I should note, though, that I was taught that of there was EVER a question that the TFT was the "final authority"; the data in the TFT was the basis for the GFT, and that, like any transcription, there was always the possibility of error.
I am not sure what you mean by fire direction above the battery level.
As you say, everyone did time on target missions with massed artillery, so what part of fire direction did they not do at brigade or divisional level?
That's just the thing; the rest of the combatants couldn't do that - they were still mostly doing the WW1 pre-planned fires for everything above the battery level; there was no technical fire direction at battalion level and above - everything was tactical above battery.
That is, British, German, and Soviet FA units could deliver the equivalent of a time-on-target mission for pre-plotted targets issued to them by division-and-above level headquarters. The maneuver commander would tell them "we need to attack A at 0600 and shift to B at 0800 and from there conduct a rolling barrage to C at 10 meters a minute." Then the batteries would work out firing data and apply it.
The difference was that the U.S. FA could shoot "adjust fire" TOT missions as "on-call" fires to respond to tactical emergencies. The other nations' FA units couldn't do that; they had to issue the tactical instructions to the FA units and then the individual batteries would compute the data.
In practice it was almost impossible for the other Allies or the Germans to mass on-call fires as the U.S. did.
Here's a pretty good summary of WW2 FA capabilities: http://www.poeland.com/tanks/artillery/doctrine.html
The Canadians(and hence the British as we followed their doctrine) could and did respond with a division's worth of guns onto an emerging tactical target. Furthermore, it could be done in a couple of minutes. The FOO would basically order fire at a certain map coordinate and every battery would compute it's own data and pull the lanyard at the appropriate second.
At least that is what I recall on old BRA telling me.
The Commonwealth forces had developed a very close capacity by 1944, but as you note, the technical fire direction was still done at the battery level. It had almost an identical effect, but the mechanics were still different.
Pretty much all the developed nations have now gone to the U.S.-type system where technical fire control is centralized as high as corps. With AFATADS often the battery FDCs are no more than spectators whose job it is to double-check the gun data. The digital link between the Division and even Corps FSE goes directly to the individual gun data units and the controlling FSE's computer even fires the individual cannons.

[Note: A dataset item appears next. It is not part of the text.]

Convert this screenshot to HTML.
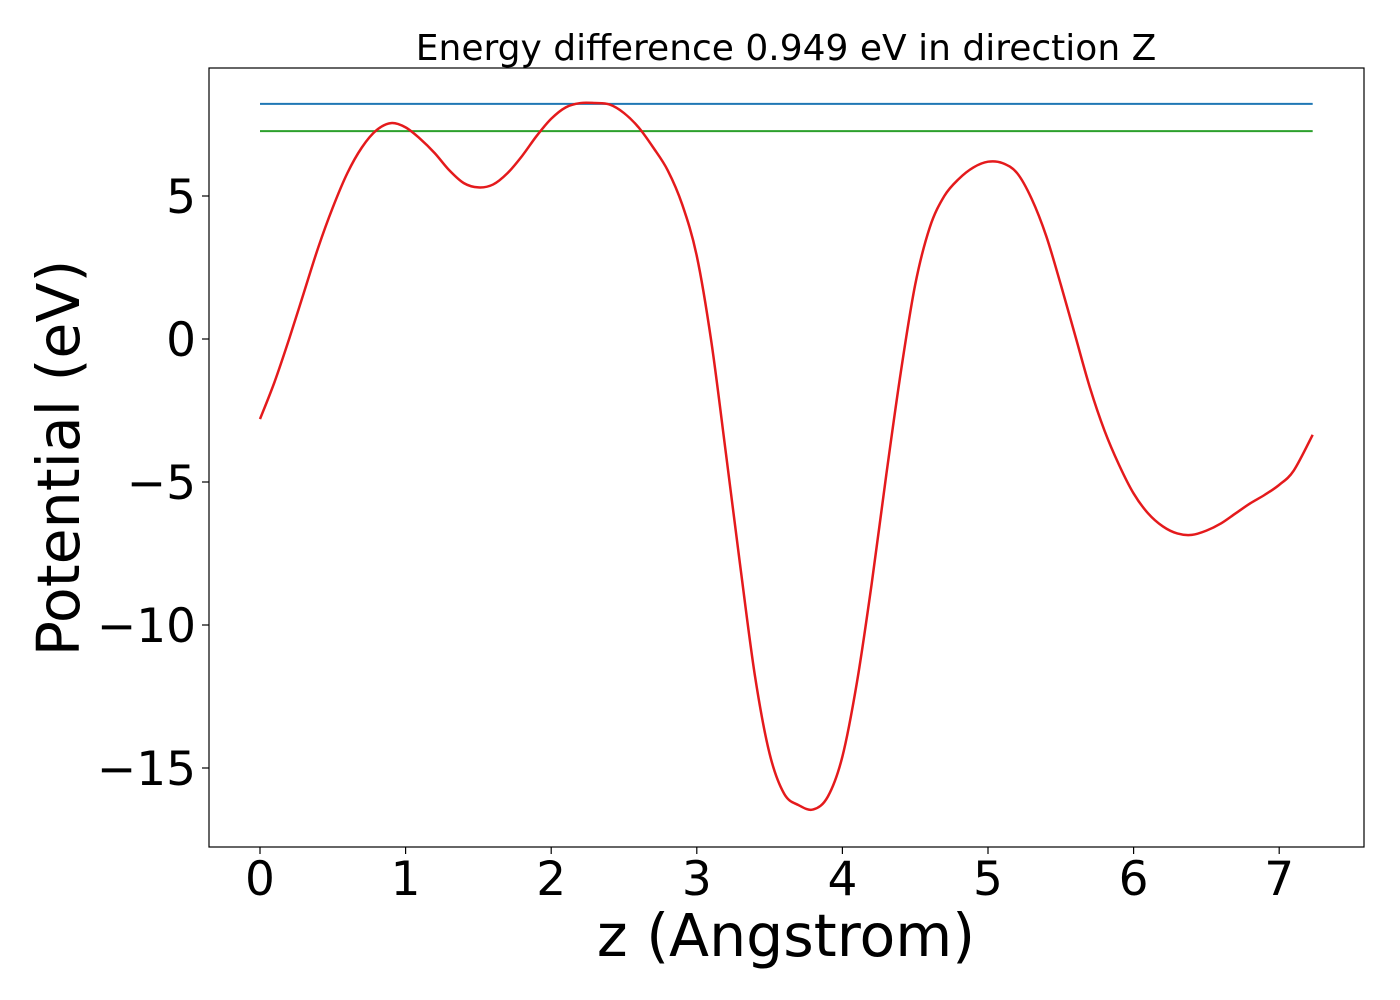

I never learned to like that; it was frankly creepy to be sitting inside the FDC rig waiting for the firing command and all you'd get would be a buzzing from the BCS computer that indicated that the command was passing through our system and then you'd hear the cannons firing. I always felt pretty useless.
But it produces pretty devastating effects on target.
Chief I bought the first of Atkinson's books but felt it was a pale shadow of Here is Your War and Brave Men by Ernie Pyle. Two classics. My copies are 60 plus years old and falling apart in the tropics here in Taiwan. James
I know this isn't the most mature response, but I'm on-again off-again into Warhammer 40k, and I burst out laughing at the nightmare you laid out above, thinking about the extra tables you'd need to account for the wildly different gravity and atmospheres you'd encounter on different planets. Cock-ups would be more common than actual successes, which of course fits perfectly with the setting. Still, amazing to think what it took for your guys to be able to lay some emergency ordnance down on demand like that. That's a side of the war I hadn't really heard about before.